- [Available data]:
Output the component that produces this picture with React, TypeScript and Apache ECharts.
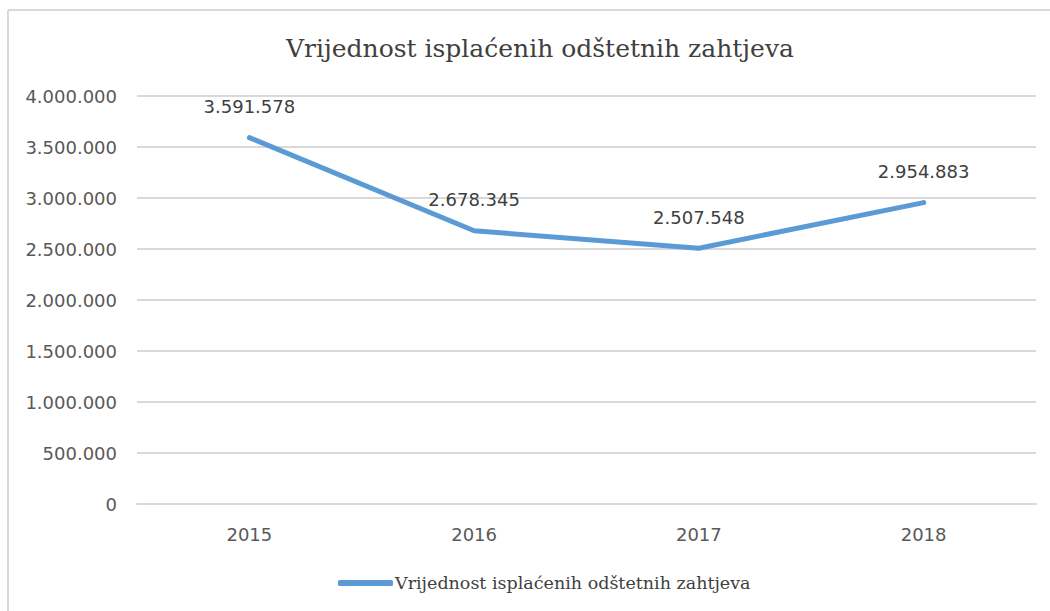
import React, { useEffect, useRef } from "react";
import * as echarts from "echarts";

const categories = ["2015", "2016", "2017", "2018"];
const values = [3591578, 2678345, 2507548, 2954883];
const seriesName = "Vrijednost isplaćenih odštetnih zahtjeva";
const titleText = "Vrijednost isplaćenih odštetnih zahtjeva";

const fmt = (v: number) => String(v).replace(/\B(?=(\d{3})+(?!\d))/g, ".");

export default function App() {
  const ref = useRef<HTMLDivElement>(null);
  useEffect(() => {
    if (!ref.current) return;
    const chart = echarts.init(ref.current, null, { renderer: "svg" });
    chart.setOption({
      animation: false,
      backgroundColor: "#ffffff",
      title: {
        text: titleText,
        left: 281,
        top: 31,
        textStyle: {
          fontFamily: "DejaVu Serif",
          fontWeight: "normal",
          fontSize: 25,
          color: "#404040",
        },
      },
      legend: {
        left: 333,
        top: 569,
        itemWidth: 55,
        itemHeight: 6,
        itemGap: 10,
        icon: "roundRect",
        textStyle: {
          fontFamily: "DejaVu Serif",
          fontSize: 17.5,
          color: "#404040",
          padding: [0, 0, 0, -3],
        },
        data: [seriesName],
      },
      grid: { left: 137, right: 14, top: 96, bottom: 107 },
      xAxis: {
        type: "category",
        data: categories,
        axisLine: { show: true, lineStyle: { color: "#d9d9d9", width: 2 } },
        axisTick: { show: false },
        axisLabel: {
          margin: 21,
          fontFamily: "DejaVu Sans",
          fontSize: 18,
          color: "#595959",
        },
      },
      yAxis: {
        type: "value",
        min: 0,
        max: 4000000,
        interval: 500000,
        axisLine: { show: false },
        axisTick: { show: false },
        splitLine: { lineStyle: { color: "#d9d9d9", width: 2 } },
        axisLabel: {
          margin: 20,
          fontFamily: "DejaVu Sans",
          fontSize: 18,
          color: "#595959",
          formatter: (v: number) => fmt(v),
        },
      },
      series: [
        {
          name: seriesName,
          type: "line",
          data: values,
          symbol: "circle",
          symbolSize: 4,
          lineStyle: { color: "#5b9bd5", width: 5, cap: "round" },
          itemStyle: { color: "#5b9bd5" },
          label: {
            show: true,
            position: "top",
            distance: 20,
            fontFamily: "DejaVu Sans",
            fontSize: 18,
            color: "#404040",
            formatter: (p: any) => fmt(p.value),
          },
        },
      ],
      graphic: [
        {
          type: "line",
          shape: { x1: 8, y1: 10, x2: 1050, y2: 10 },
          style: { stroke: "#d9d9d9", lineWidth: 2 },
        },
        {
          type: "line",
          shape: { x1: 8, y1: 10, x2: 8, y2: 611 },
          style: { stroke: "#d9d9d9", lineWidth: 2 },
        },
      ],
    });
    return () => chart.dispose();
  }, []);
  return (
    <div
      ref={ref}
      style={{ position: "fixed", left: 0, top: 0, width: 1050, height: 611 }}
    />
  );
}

- [Your goal]: Repeat, word for word and with no pictures, only the lines running from the beginning of the data to the line that contains "const fmt = (v: number)".

- [Answer below]:
Output the component that produces this picture with React, TypeScript and Apache ECharts.
import React, { useEffect, useRef } from "react";
import * as echarts from "echarts";

const categories = ["2015", "2016", "2017", "2018"];
const values = [3591578, 2678345, 2507548, 2954883];
const seriesName = "Vrijednost isplaćenih odštetnih zahtjeva";
const titleText = "Vrijednost isplaćenih odštetnih zahtjeva";

const fmt = (v: number) => String(v).replace(/\B(?=(\d{3})+(?!\d))/g, ".");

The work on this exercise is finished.